> _Material provided_:

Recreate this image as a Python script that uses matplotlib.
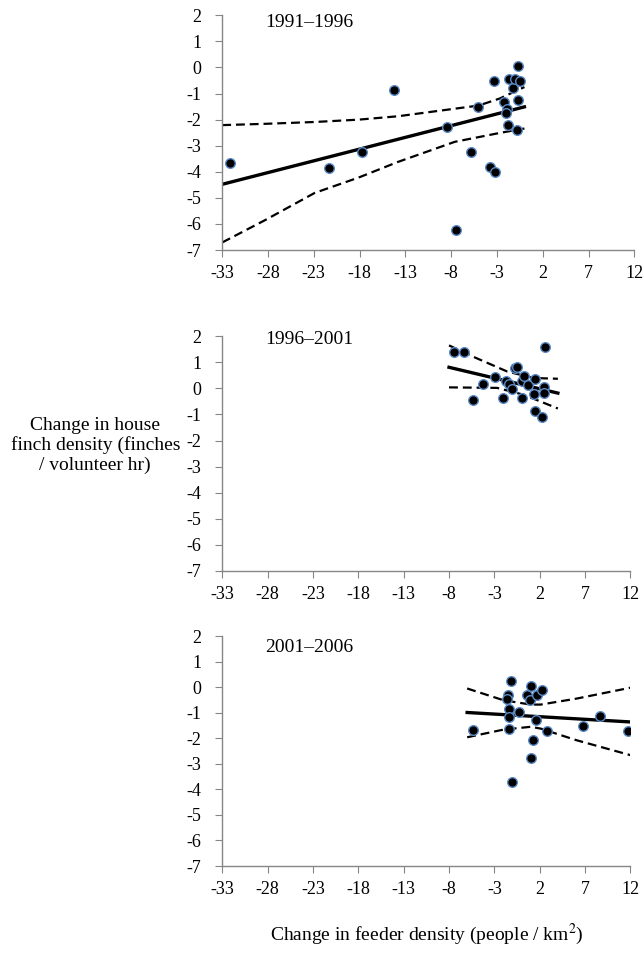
import matplotlib
matplotlib.use("Agg")
import matplotlib.pyplot as plt

plt.rcParams['font.family'] = ['Liberation Serif', 'DejaVu Serif']
plt.rcParams['mathtext.fontset'] = 'stix'

# 1991-1996
x1 = [-32.2, -21.3, -17.7, -14.2, -8.45, -7.5, -5.87, -5.1, -3.8, -3.22, -3.3,
      -2.24, -1.95, -2.0, -1.8, -1.7, -1.3, -1.0, -0.67, -0.45, -0.7, -0.85]
y1 = [-3.68, -3.84, -3.24, -0.86, -2.29, -6.24, -3.24, -1.51, -3.81, -4.02, -0.53,
      -1.32, -1.58, -1.73, -2.19, -0.45, -0.78, -0.43, 0.06, -0.52, -1.23, -2.41]
fit1_x = [-33, 0]
fit1_y = [-4.48, -1.51]
ci1_x = [-33, -28.3, -22.9, -18.1, -13.8, -7.6, -5, -2.7, 0]
ci1_hi = [-2.21, -2.16, -2.09, -2.0, -1.87, -1.58, -1.46, -1.19, -0.75]
ci1_lo = [-6.71, -5.85, -4.81, -4.22, -3.62, -2.85, -2.67, -2.51, -2.34]

# 1996-2001
x2 = [-7.41, -6.35, -5.39, -4.21, -2.96, -2.0, -1.71, -1.42, -1.01, -0.68, -0.46,
      0.05, 0.01, 0.27, 0.71, 1.45, 1.38, 1.45, 2.29, 2.48, 2.51, 2.63]
y2 = [1.38, 1.41, -0.46, 0.17, 0.42, -0.35, 0.28, 0.18, -0.01, 0.78, 0.81,
      0.29, -0.38, 0.49, 0.14, 0.37, -0.23, -0.85, -1.08, 0.04, -0.19, 1.58]
fit2_x = [-8, 4]
fit2_y = [0.81, -0.18]
ci2_hi_x = [-8, -5.3, -1.6, 1.3, 4]
ci2_hi = [1.65, 1.21, 0.65, 0.40, 0.37]
ci2_lo_x = [-8, -2.7, 0.2, 4]
ci2_lo = [0.04, 0.02, -0.24, -0.77]

# 2001-2006
x3 = [-5.33, -1.13, -1.53, -1.61, -1.42, -1.39, -1.39, -1.05, -0.32, 0.6, 0.97,
      1.08, 1.67, 2.3, 1.64, 1.27, 1.08, 2.78, 6.82, 8.66, 11.75]
y3 = [-1.68, 0.26, -0.32, -0.47, -0.86, -1.16, -1.62, -3.70, -0.99, -0.29, -0.5,
      0.06, -0.32, -0.12, -1.29, -2.08, -2.79, -1.72, -1.5, -1.14, -1.70]
fit3_x = [-6, 12]
fit3_y = [-0.99, -1.36]
ci3_x = [-6, -2, 1, 2.1, 6, 12]
ci3_hi = [-0.05, -0.51, -0.68, -0.68, -0.45, -0.02]
ci3_lo = [-1.96, -1.66, -1.55, -1.62, -2.07, -2.66]

periods = ["1991\u20131996", "1996\u20132001", "2001\u20132006"]
xticks = [-33, -28, -23, -18, -13, -8, -3, 2, 7, 12]
yticks = [2, 1, 0, -1, -2, -3, -4, -5, -6, -7]

panels = [
    (x1, y1, fit1_x, fit1_y, ci1_x, ci1_hi, ci1_x, ci1_lo),
    (x2, y2, fit2_x, fit2_y, ci2_hi_x, ci2_hi, ci2_lo_x, ci2_lo),
    (x3, y3, fit3_x, fit3_y, ci3_x, ci3_hi, ci3_x, ci3_lo),
]
boxes = [[0.345, 0.739, 0.640, 0.245],
         [0.345, 0.404, 0.634, 0.245],
         [0.345, 0.096, 0.634, 0.240]]
label_y = [1.73, 1.87, 1.57]

fig = plt.figure(figsize=(6.44, 9.58), dpi=100)
gray = "#868686"

for i, (px, py, fx, fy, hx, hy, lx, ly) in enumerate(panels):
    ax = fig.add_axes(boxes[i])
    ax.plot(hx, hy, color="black", lw=1.6, dashes=(4, 2.2))
    ax.plot(lx, ly, color="black", lw=1.6, dashes=(4, 2.2))
    ax.plot(fx, fy, color="black", lw=2.4)
    ax.scatter(px, py, s=48, color="black", edgecolors="#5a8ac6", linewidths=1.0, zorder=3)
    ax.set_xlim(-33, 12)
    ax.set_ylim(-7, 2)
    ax.set_xticks(xticks)
    ax.set_yticks(yticks)
    ax.set_xticklabels([str(t) for t in xticks])
    ax.set_yticklabels([str(t) for t in yticks])
    for s in ["top", "right"]:
        ax.spines[s].set_visible(False)
    for s in ["left", "bottom"]:
        ax.spines[s].set_color(gray)
        ax.spines[s].set_linewidth(1.0)
    ax.tick_params(direction="out", length=5, color=gray, labelsize=13, pad=6)
    ax.tick_params(axis="y", pad=10)
    ax.text(-28.3, label_y[i], periods[i], fontsize=14, ha="left", va="center")

fig.text(0.148, 0.535, "Change in house\nfinch density (finches\n/ volunteer hr)",
         ha="center", va="center", fontsize=14, linespacing=1.15)
fig.text(0.662, 0.012, "Change in feeder density (people / km$^2$)",
         ha="center", va="bottom", fontsize=14)

fig.savefig("out.png", dpi=100)
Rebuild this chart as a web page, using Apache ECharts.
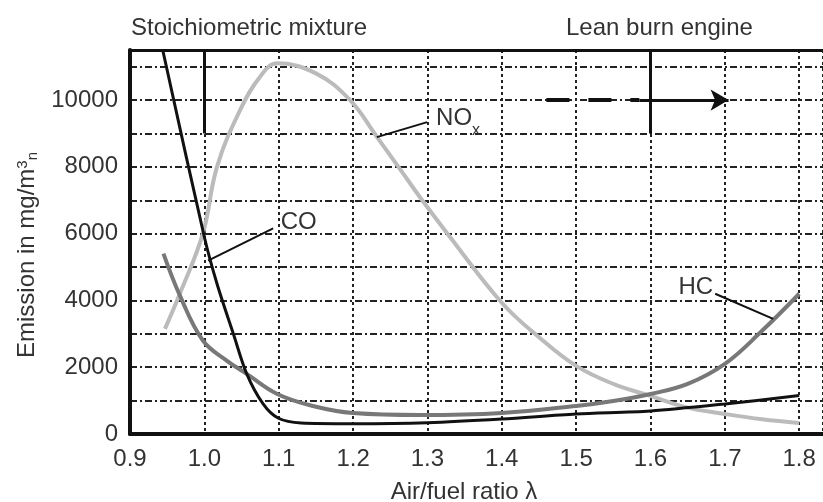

> _Goal_:
Pictures are to be left out; all else in the entries above is to be quoted exactly.

> _Solution to the exercise_:
Recreate this image as a Python script that uses matplotlib.
import matplotlib
matplotlib.use("Agg")
import matplotlib.pyplot as plt

plt.rcParams['font.family'] = ['Liberation Serif', 'DejaVu Serif']
plt.rcParams['mathtext.fontset'] = 'stix'

# 1991-1996
x1 = [-32.2, -21.3, -17.7, -14.2, -8.45, -7.5, -5.87, -5.1, -3.8, -3.22, -3.3,
      -2.24, -1.95, -2.0, -1.8, -1.7, -1.3, -1.0, -0.67, -0.45, -0.7, -0.85]
y1 = [-3.68, -3.84, -3.24, -0.86, -2.29, -6.24, -3.24, -1.51, -3.81, -4.02, -0.53,
      -1.32, -1.58, -1.73, -2.19, -0.45, -0.78, -0.43, 0.06, -0.52, -1.23, -2.41]
fit1_x = [-33, 0]
fit1_y = [-4.48, -1.51]
ci1_x = [-33, -28.3, -22.9, -18.1, -13.8, -7.6, -5, -2.7, 0]
ci1_hi = [-2.21, -2.16, -2.09, -2.0, -1.87, -1.58, -1.46, -1.19, -0.75]
ci1_lo = [-6.71, -5.85, -4.81, -4.22, -3.62, -2.85, -2.67, -2.51, -2.34]

# 1996-2001
x2 = [-7.41, -6.35, -5.39, -4.21, -2.96, -2.0, -1.71, -1.42, -1.01, -0.68, -0.46,
      0.05, 0.01, 0.27, 0.71, 1.45, 1.38, 1.45, 2.29, 2.48, 2.51, 2.63]
y2 = [1.38, 1.41, -0.46, 0.17, 0.42, -0.35, 0.28, 0.18, -0.01, 0.78, 0.81,
      0.29, -0.38, 0.49, 0.14, 0.37, -0.23, -0.85, -1.08, 0.04, -0.19, 1.58]
fit2_x = [-8, 4]
fit2_y = [0.81, -0.18]
ci2_hi_x = [-8, -5.3, -1.6, 1.3, 4]
ci2_hi = [1.65, 1.21, 0.65, 0.40, 0.37]
ci2_lo_x = [-8, -2.7, 0.2, 4]
ci2_lo = [0.04, 0.02, -0.24, -0.77]

# 2001-2006
x3 = [-5.33, -1.13, -1.53, -1.61, -1.42, -1.39, -1.39, -1.05, -0.32, 0.6, 0.97,
      1.08, 1.67, 2.3, 1.64, 1.27, 1.08, 2.78, 6.82, 8.66, 11.75]
y3 = [-1.68, 0.26, -0.32, -0.47, -0.86, -1.16, -1.62, -3.70, -0.99, -0.29, -0.5,
      0.06, -0.32, -0.12, -1.29, -2.08, -2.79, -1.72, -1.5, -1.14, -1.70]
fit3_x = [-6, 12]
fit3_y = [-0.99, -1.36]
ci3_x = [-6, -2, 1, 2.1, 6, 12]
ci3_hi = [-0.05, -0.51, -0.68, -0.68, -0.45, -0.02]
ci3_lo = [-1.96, -1.66, -1.55, -1.62, -2.07, -2.66]

periods = ["1991\u20131996", "1996\u20132001", "2001\u20132006"]
xticks = [-33, -28, -23, -18, -13, -8, -3, 2, 7, 12]
yticks = [2, 1, 0, -1, -2, -3, -4, -5, -6, -7]

panels = [
    (x1, y1, fit1_x, fit1_y, ci1_x, ci1_hi, ci1_x, ci1_lo),
    (x2, y2, fit2_x, fit2_y, ci2_hi_x, ci2_hi, ci2_lo_x, ci2_lo),
    (x3, y3, fit3_x, fit3_y, ci3_x, ci3_hi, ci3_x, ci3_lo),
]
boxes = [[0.345, 0.739, 0.640, 0.245],
         [0.345, 0.404, 0.634, 0.245],
         [0.345, 0.096, 0.634, 0.240]]
label_y = [1.73, 1.87, 1.57]

fig = plt.figure(figsize=(6.44, 9.58), dpi=100)
gray = "#868686"

for i, (px, py, fx, fy, hx, hy, lx, ly) in enumerate(panels):
    ax = fig.add_axes(boxes[i])
    ax.plot(hx, hy, color="black", lw=1.6, dashes=(4, 2.2))
    ax.plot(lx, ly, color="black", lw=1.6, dashes=(4, 2.2))
    ax.plot(fx, fy, color="black", lw=2.4)
    ax.scatter(px, py, s=48, color="black", edgecolors="#5a8ac6", linewidths=1.0, zorder=3)
    ax.set_xlim(-33, 12)
    ax.set_ylim(-7, 2)
    ax.set_xticks(xticks)
    ax.set_yticks(yticks)
    ax.set_xticklabels([str(t) for t in xticks])
    ax.set_yticklabels([str(t) for t in yticks])
    for s in ["top", "right"]:
        ax.spines[s].set_visible(False)
    for s in ["left", "bottom"]:
        ax.spines[s].set_color(gray)
        ax.spines[s].set_linewidth(1.0)
    ax.tick_params(direction="out", length=5, color=gray, labelsize=13, pad=6)
    ax.tick_params(axis="y", pad=10)
    ax.text(-28.3, label_y[i], periods[i], fontsize=14, ha="left", va="center")

fig.text(0.148, 0.535, "Change in house\nfinch density (finches\n/ volunteer hr)",
         ha="center", va="center", fontsize=14, linespacing=1.15)
fig.text(0.662, 0.012, "Change in feeder density (people / km$^2$)",
         ha="center", va="bottom", fontsize=14)

fig.savefig("out.png", dpi=100)
Rebuild this chart as a web page, using Apache ECharts.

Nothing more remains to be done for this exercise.